WASHINGTON - The Republican-controlled U.S. House of Representatives will vote again this week to repeal the Affordable Care Act.

As with previous votes, this week's action by the House to repeal President Obama's signature healthcare policy likely will go nowhere because the Democratic Senate won't consider it -- and if it does, Obama has veto power.

It would take a GOP trifecta of winning the White House and control of the Senate and retaining its majority in the House to overturn the Affordable Care Act or at least defund portions of it, CBS News reported Monday.

The U.S. Supreme Court ruled last month that the individual mandate, the heart of the healthcare law, is constitutional because it is a tax.

Several political observers say Democrats will make inroads in the House, but not enough to pick up the 25 seats necessary to reach 218, a majority. Congressional oddsmaker Stuart Rothenberg predicted that "a Democratic gain in the single digits is most likely," CBS News said.

Turning to the Senate, Republicans need four seats to pick up a simple majority of 51, enough to begin the process of repealing as much of the law as possible through "the budget reconciliation process." Under this process, Republicans could repeal parts of the bill that affect the deficit, such as taxes and mandatory spending, with a simple majority.

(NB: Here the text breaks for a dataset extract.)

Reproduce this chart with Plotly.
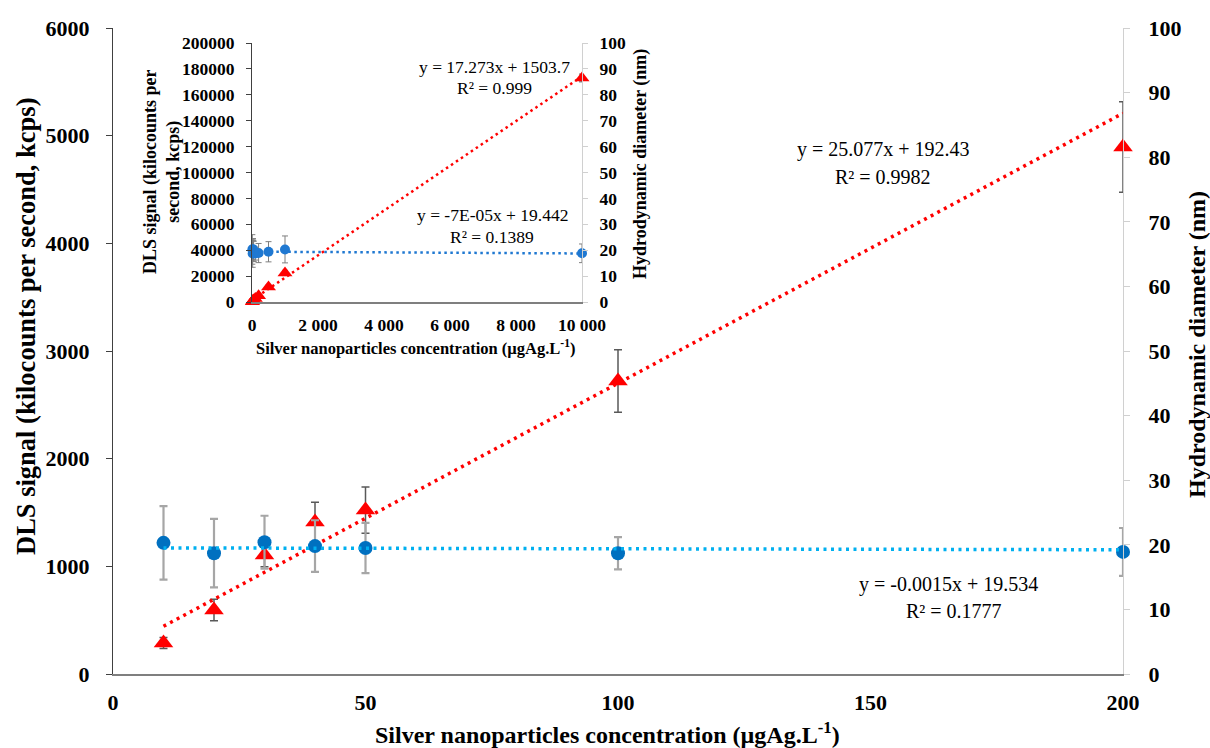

Reconciliation, however, won't repeal the entire healthcare law. Regulations would likely remain and need 60 votes in the Senate for repeal since they don't affect the deficit or spending directly, CBS said. Even if a move -- provided Republicans make a clean sweep in the executive and legislative branches -- to excise all provisions affecting the deficit and spending is successful, insurance companies still would have ACA rules requiring them to extend and expand coverage without a guarantee of new customers required to buy insurance to offset costs.

Republicans said they would address the new rules by replacing parts of the healthcare law with their own legislation but have said little about which parts of the Affordable Care Act they would reinstate in the future, CBS News reported.